## WRITTEN REQUEST
Word for word, quote all of the material, omitting the pictures.
= = = = =
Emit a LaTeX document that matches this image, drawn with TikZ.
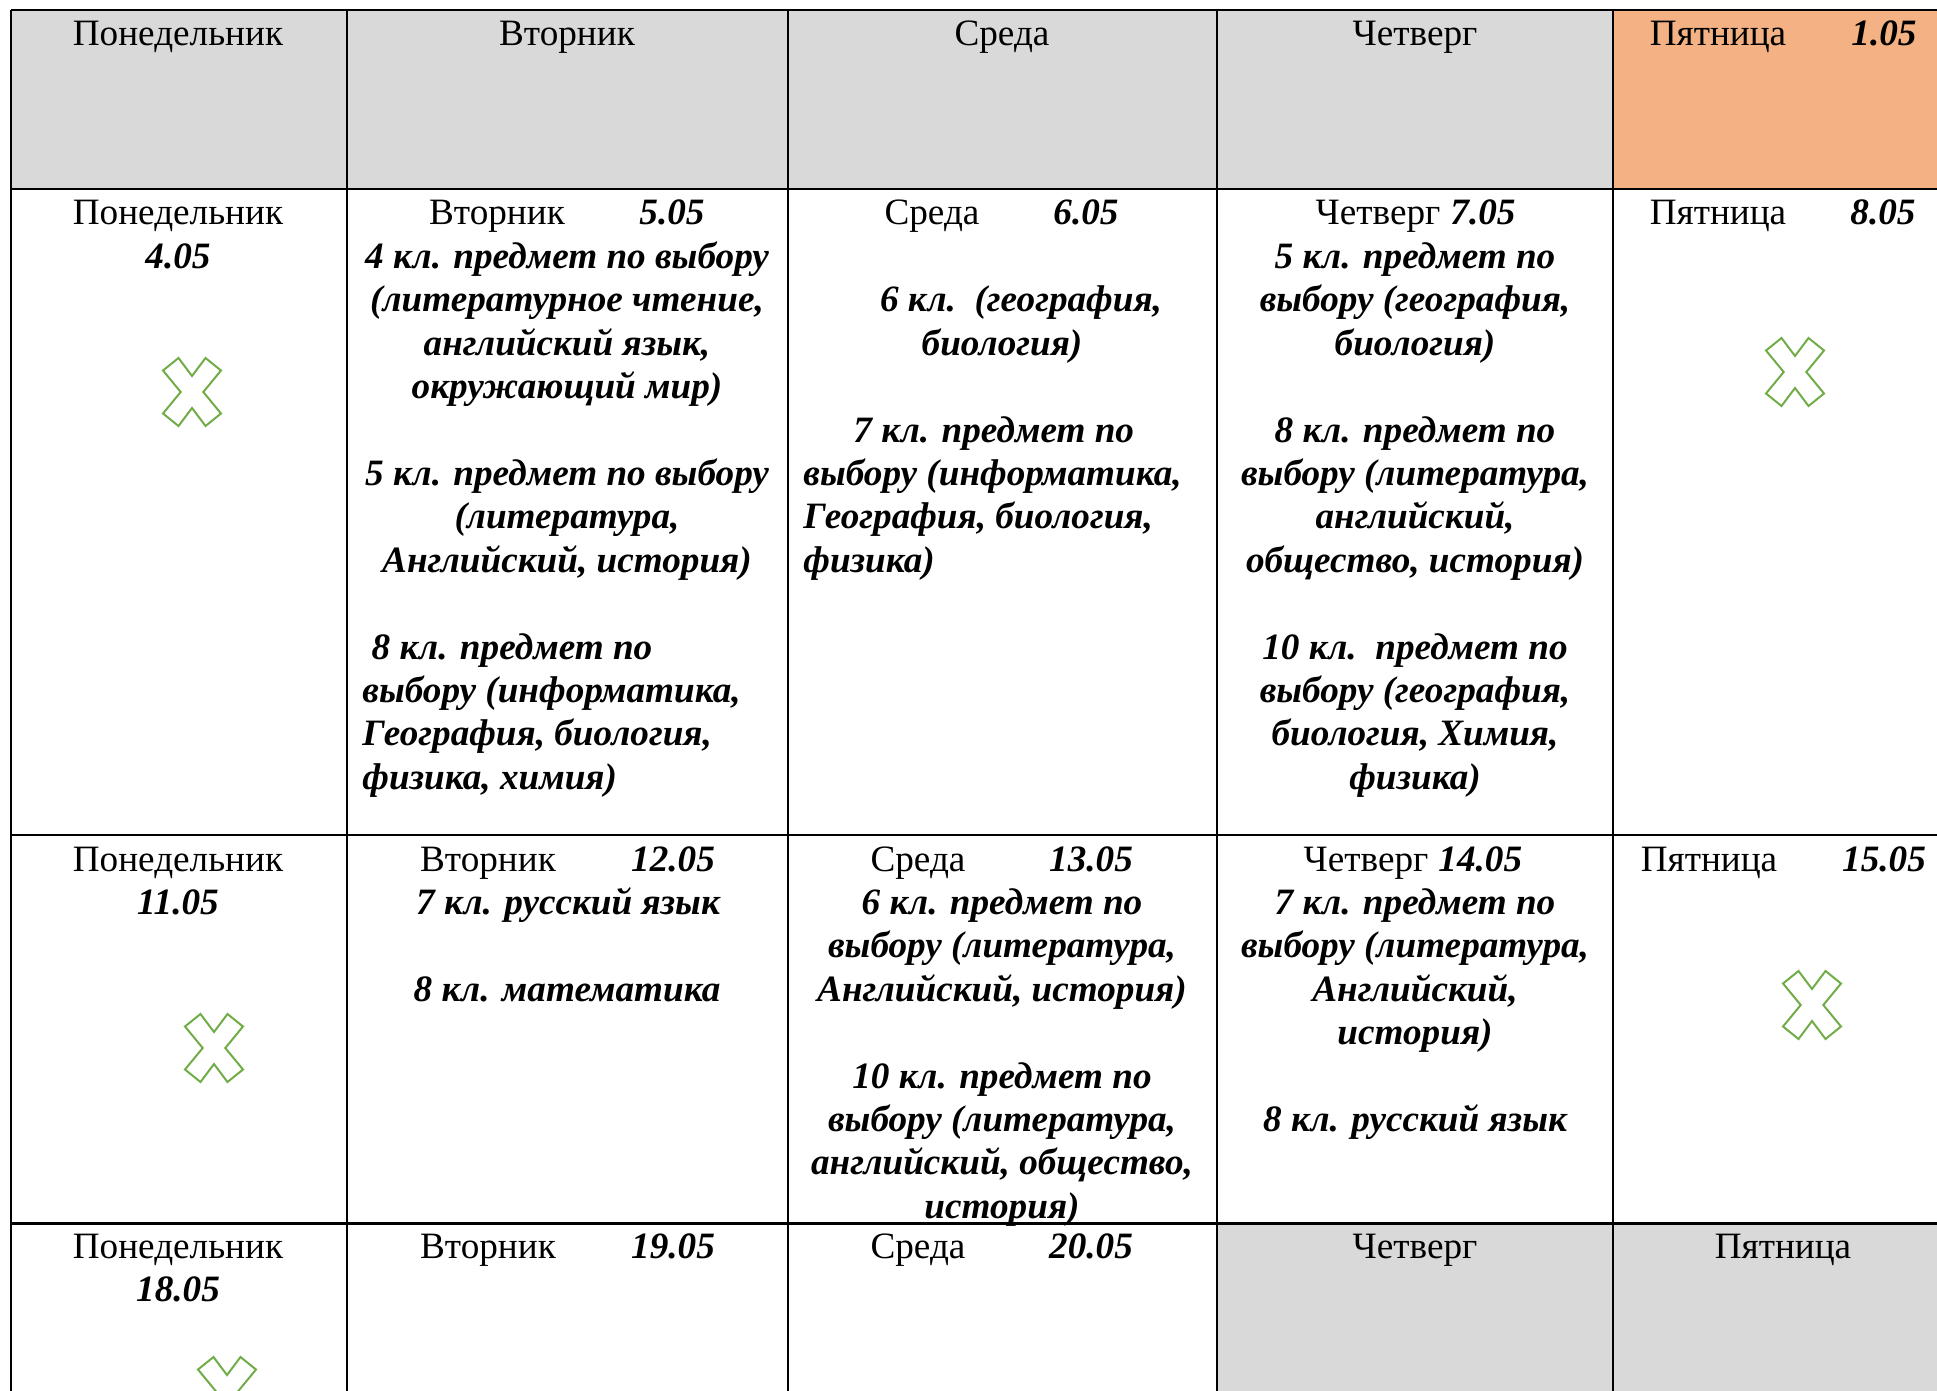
\documentclass[tikz,border=0pt]{standalone}
\usepackage{fontspec}
\setmainfont{Liberation Serif}
\usepackage{tikz}

\definecolor{grisclair}{HTML}{D9D9D9}
\definecolor{orangeclair}{HTML}{F4B183}
\definecolor{vertcroix}{HTML}{70AD47}

\newcommand{\jourfont}{\fontsize{18.6}{21.7}\selectfont}
\newcommand{\grasfont}{\fontsize{18.6}{21.7}\selectfont\bfseries\itshape}

% stack of lines, one node per line
\newcommand{\bloc}[5]{%
  \foreach \texte [count=\i from 0] in {#5} {\node[#2] (#1-\i) at (#3, #4+43.4*\i) {\texte};}}

\begin{document}
\begin{tikzpicture}[x=0.5pt,y=-0.5pt]
      \tikzstyle{jour}=[anchor=base, inner sep=0pt, yshift=-1pt, font=\jourfont]
      \tikzstyle{date}=[anchor=base, inner sep=0pt, yshift=-1pt, font=\grasfont]
      \tikzstyle{suite}=[anchor=base west, inner sep=0pt, font=\grasfont]
      \tikzstyle{matiere}=[anchor=base, inner sep=0pt, yshift=-1pt, font=\grasfont]
      \tikzstyle{matiereg}=[anchor=base west, inner sep=0pt, yshift=-1pt, font=\grasfont]
      \tikzstyle{trait}=[line width=1.2pt]
      \tikzstyle{traitv}=[line width=1pt]
      \tikzset{croix/.pic={\draw[vertcroix, line width=1pt, line join=miter]
        (-13.5,-34) -- (0,-16) -- (13.5,-34) -- (29,-21.5) -- (11.3,0) -- (29,21.5)
        -- (13.5,34) -- (0,16) -- (-13.5,34) -- (-29,21.5) -- (-11.3,0) -- (-29,-21.5) -- cycle;}}

      \useasboundingbox (0,0) rectangle (1937,1391);
      \clip (0,0) rectangle (1937,1391);

      % fonds
      \fill[grisclair] (11,10) rectangle (1613,189);
      \fill[orangeclair] (1613,10) rectangle (1937,189);
      \fill[grisclair] (1217,1223) rectangle (1937,1391);

      % grille
      \draw[trait] (11,10) -- (1937,10);
      \draw[trait] (11,189) -- (1937,189);
      \draw[trait] (11,835) -- (1937,835);
      \draw[trait, line width=1.5pt] (11,1223) -- (1937,1223);
      \foreach \x in {11,347,788,1217,1613}
        \draw[traitv] (\x,10) -- (\x,1391);

      % en-tete
      \node[jour] (h1) at (178,44) {Понедельник};
      \node[jour] (h2) at (567,44) {Вторник};
      \node[jour] (h3) at (1002,44) {Среда};
      \node[jour] (h4) at (1415,44) {Четверг};
      \node[jour] (h5) at (1718,44) {Пятница};
      \node[date] (d1) at (1884,44) {1.05};

      % semaine 1
      \node[jour] (l1) at (178,223) {Понедельник};
      \node[date] (d4) at (178,266.4) {4.05};
      \pic at (192,392) {croix};

      \node[jour] (m1) at (497,223) {Вторник};
      \node[date] (d5) at (672,223) {5.05};
      \bloc{m1a}{matiere}{567}{266.4}{{4 кл. предмет по выбору},{(литературное чтение,},{английский язык,},{окружающий мир)}}
      \bloc{m1b}{matiere}{567}{483.4}{{5 кл. предмет по выбору},{(литература,},{Английский, история)}}
      \bloc{m1c}{matiereg}{362}{657}{{\ 8 кл. предмет по},{выбору (информатика,},{География, биология,},{физика, химия)}}

      \node[jour] (w1) at (932,223) {Среда};
      \node[date] (d6) at (1086,223) {6.05};
      \node[matiere] (w1a) at (1021,309.8) {6 кл.\ \ (география,};
      \node[matiere] (w1b) at (1002,353.2) {биология)};
      \node[matiereg] (w1c) at (853,440) {7 кл. предмет по};
      \bloc{w1d}{matiereg}{803}{483.4}{{выбору (информатика,},{География, биология,},{физика)}}

      \node[jour] (j1) at (1378,223) {Четверг};
      \node[suite] (d7) at (j1.base east) {\ 7.05};
      \bloc{j1a}{matiere}{1415}{266.4}{{5 кл. предмет по},{выбору (география,},{биология)}}
      \bloc{j1b}{matiere}{1415}{440}{{8 кл. предмет по},{выбору (литература,},{английский,},{общество, история)}}
      \bloc{j1c}{matiere}{1415}{657}{{10 кл.\ \ предмет по},{выбору (география,},{биология, Химия,},{физика)}}

      \node[jour] (v1) at (1718,223) {Пятница};
      \node[date] (d8) at (1883,223) {8.05};
      \pic at (1795,372) {croix};

      % semaine 2
      \node[jour] (l2) at (178,869) {Понедельник};
      \node[date] (d11) at (178,912.4) {11.05};
      \pic at (214,1048) {croix};

      \node[jour] (m2) at (488,869) {Вторник};
      \node[date] (d12) at (673,869) {12.05};
      \node[matiere] (m2a) at (568,912.4) {7 кл. русский язык};
      \node[matiere] (m2b) at (567,999.2) {8 кл. математика};

      \node[jour] (w2) at (918,869) {Среда};
      \node[date] (d13) at (1091,869) {13.05};
      \bloc{w2a}{matiere}{1002}{912.4}{{6 кл. предмет по},{выбору (литература,},{Английский, история)}}
      \bloc{w2b}{matiere}{1002}{1086}{{10 кл. предмет по},{выбору (литература,},{английский, общество,},{история)}}

      \node[jour] (j2) at (1366,869) {Четверг};
      \node[suite] (d14) at (j2.base east) {\ 14.05};
      \bloc{j2a}{matiere}{1415}{912.4}{{7 кл. предмет по},{выбору (литература,},{Английский,},{история)}}
      \node[matiere] (j2b) at (1415,1129.4) {8 кл. русский язык};

      \node[jour] (v2) at (1709,869) {Пятница};
      \node[date] (d15) at (1884,869) {15.05};
      \pic at (1812,1005) {croix};

      % semaine 3
      \node[jour] (l3) at (178,1256) {Понедельник};
      \node[date] (d18) at (178,1299.4) {18.05};
      \pic at (227,1391) {croix};

      \node[jour] (m3) at (488,1256) {Вторник};
      \node[date] (d19) at (673,1256) {19.05};

      \node[jour] (w3) at (918,1256) {Среда};
      \node[date] (d20) at (1091,1256) {20.05};

      \node[jour] (j3) at (1415,1256) {Четверг};
      \node[jour] (v3) at (1783,1256) {Пятница};

    \end{tikzpicture}
\end{document}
= = = = =
## RESPONSE
Emit a LaTeX document that matches this image, drawn with TikZ.
\documentclass[tikz,border=0pt]{standalone}
\usepackage{fontspec}
\setmainfont{Liberation Serif}
\usepackage{tikz}

\definecolor{grisclair}{HTML}{D9D9D9}
\definecolor{orangeclair}{HTML}{F4B183}
\definecolor{vertcroix}{HTML}{70AD47}

\newcommand{\jourfont}{\fontsize{18.6}{21.7}\selectfont}
\newcommand{\grasfont}{\fontsize{18.6}{21.7}\selectfont\bfseries\itshape}

% stack of lines, one node per line
\newcommand{\bloc}[5]{%
  \foreach \texte [count=\i from 0] in {#5} {\node[#2] (#1-\i) at (#3, #4+43.4*\i) {\texte};}}

\begin{document}
\begin{tikzpicture}[x=0.5pt,y=-0.5pt]
      \tikzstyle{jour}=[anchor=base, inner sep=0pt, yshift=-1pt, font=\jourfont]
      \tikzstyle{date}=[anchor=base, inner sep=0pt, yshift=-1pt, font=\grasfont]
      \tikzstyle{suite}=[anchor=base west, inner sep=0pt, font=\grasfont]
      \tikzstyle{matiere}=[anchor=base, inner sep=0pt, yshift=-1pt, font=\grasfont]
      \tikzstyle{matiereg}=[anchor=base west, inner sep=0pt, yshift=-1pt, font=\grasfont]
      \tikzstyle{trait}=[line width=1.2pt]
      \tikzstyle{traitv}=[line width=1pt]
      \tikzset{croix/.pic={\draw[vertcroix, line width=1pt, line join=miter]
        (-13.5,-34) -- (0,-16) -- (13.5,-34) -- (29,-21.5) -- (11.3,0) -- (29,21.5)
        -- (13.5,34) -- (0,16) -- (-13.5,34) -- (-29,21.5) -- (-11.3,0) -- (-29,-21.5) -- cycle;}}

      \useasboundingbox (0,0) rectangle (1937,1391);
      \clip (0,0) rectangle (1937,1391);

      % fonds
      \fill[grisclair] (11,10) rectangle (1613,189);
      \fill[orangeclair] (1613,10) rectangle (1937,189);
      \fill[grisclair] (1217,1223) rectangle (1937,1391);

      % grille
      \draw[trait] (11,10) -- (1937,10);
      \draw[trait] (11,189) -- (1937,189);
      \draw[trait] (11,835) -- (1937,835);
      \draw[trait, line width=1.5pt] (11,1223) -- (1937,1223);
      \foreach \x in {11,347,788,1217,1613}
        \draw[traitv] (\x,10) -- (\x,1391);

      % en-tete
      \node[jour] (h1) at (178,44) {Понедельник};
      \node[jour] (h2) at (567,44) {Вторник};
      \node[jour] (h3) at (1002,44) {Среда};
      \node[jour] (h4) at (1415,44) {Четверг};
      \node[jour] (h5) at (1718,44) {Пятница};
      \node[date] (d1) at (1884,44) {1.05};

      % semaine 1
      \node[jour] (l1) at (178,223) {Понедельник};
      \node[date] (d4) at (178,266.4) {4.05};
      \pic at (192,392) {croix};

      \node[jour] (m1) at (497,223) {Вторник};
      \node[date] (d5) at (672,223) {5.05};
      \bloc{m1a}{matiere}{567}{266.4}{{4 кл. предмет по выбору},{(литературное чтение,},{английский язык,},{окружающий мир)}}
      \bloc{m1b}{matiere}{567}{483.4}{{5 кл. предмет по выбору},{(литература,},{Английский, история)}}
      \bloc{m1c}{matiereg}{362}{657}{{\ 8 кл. предмет по},{выбору (информатика,},{География, биология,},{физика, химия)}}

      \node[jour] (w1) at (932,223) {Среда};
      \node[date] (d6) at (1086,223) {6.05};
      \node[matiere] (w1a) at (1021,309.8) {6 кл.\ \ (география,};
      \node[matiere] (w1b) at (1002,353.2) {биология)};
      \node[matiereg] (w1c) at (853,440) {7 кл. предмет по};
      \bloc{w1d}{matiereg}{803}{483.4}{{выбору (информатика,},{География, биология,},{физика)}}

      \node[jour] (j1) at (1378,223) {Четверг};
      \node[suite] (d7) at (j1.base east) {\ 7.05};
      \bloc{j1a}{matiere}{1415}{266.4}{{5 кл. предмет по},{выбору (география,},{биология)}}
      \bloc{j1b}{matiere}{1415}{440}{{8 кл. предмет по},{выбору (литература,},{английский,},{общество, история)}}
      \bloc{j1c}{matiere}{1415}{657}{{10 кл.\ \ предмет по},{выбору (география,},{биология, Химия,},{физика)}}

      \node[jour] (v1) at (1718,223) {Пятница};
      \node[date] (d8) at (1883,223) {8.05};
      \pic at (1795,372) {croix};

      % semaine 2
      \node[jour] (l2) at (178,869) {Понедельник};
      \node[date] (d11) at (178,912.4) {11.05};
      \pic at (214,1048) {croix};

      \node[jour] (m2) at (488,869) {Вторник};
      \node[date] (d12) at (673,869) {12.05};
      \node[matiere] (m2a) at (568,912.4) {7 кл. русский язык};
      \node[matiere] (m2b) at (567,999.2) {8 кл. математика};

      \node[jour] (w2) at (918,869) {Среда};
      \node[date] (d13) at (1091,869) {13.05};
      \bloc{w2a}{matiere}{1002}{912.4}{{6 кл. предмет по},{выбору (литература,},{Английский, история)}}
      \bloc{w2b}{matiere}{1002}{1086}{{10 кл. предмет по},{выбору (литература,},{английский, общество,},{история)}}

      \node[jour] (j2) at (1366,869) {Четверг};
      \node[suite] (d14) at (j2.base east) {\ 14.05};
      \bloc{j2a}{matiere}{1415}{912.4}{{7 кл. предмет по},{выбору (литература,},{Английский,},{история)}}
      \node[matiere] (j2b) at (1415,1129.4) {8 кл. русский язык};

      \node[jour] (v2) at (1709,869) {Пятница};
      \node[date] (d15) at (1884,869) {15.05};
      \pic at (1812,1005) {croix};

      % semaine 3
      \node[jour] (l3) at (178,1256) {Понедельник};
      \node[date] (d18) at (178,1299.4) {18.05};
      \pic at (227,1391) {croix};

      \node[jour] (m3) at (488,1256) {Вторник};
      \node[date] (d19) at (673,1256) {19.05};

      \node[jour] (w3) at (918,1256) {Среда};
      \node[date] (d20) at (1091,1256) {20.05};

      \node[jour] (j3) at (1415,1256) {Четверг};
      \node[jour] (v3) at (1783,1256) {Пятница};

    \end{tikzpicture}
\end{document}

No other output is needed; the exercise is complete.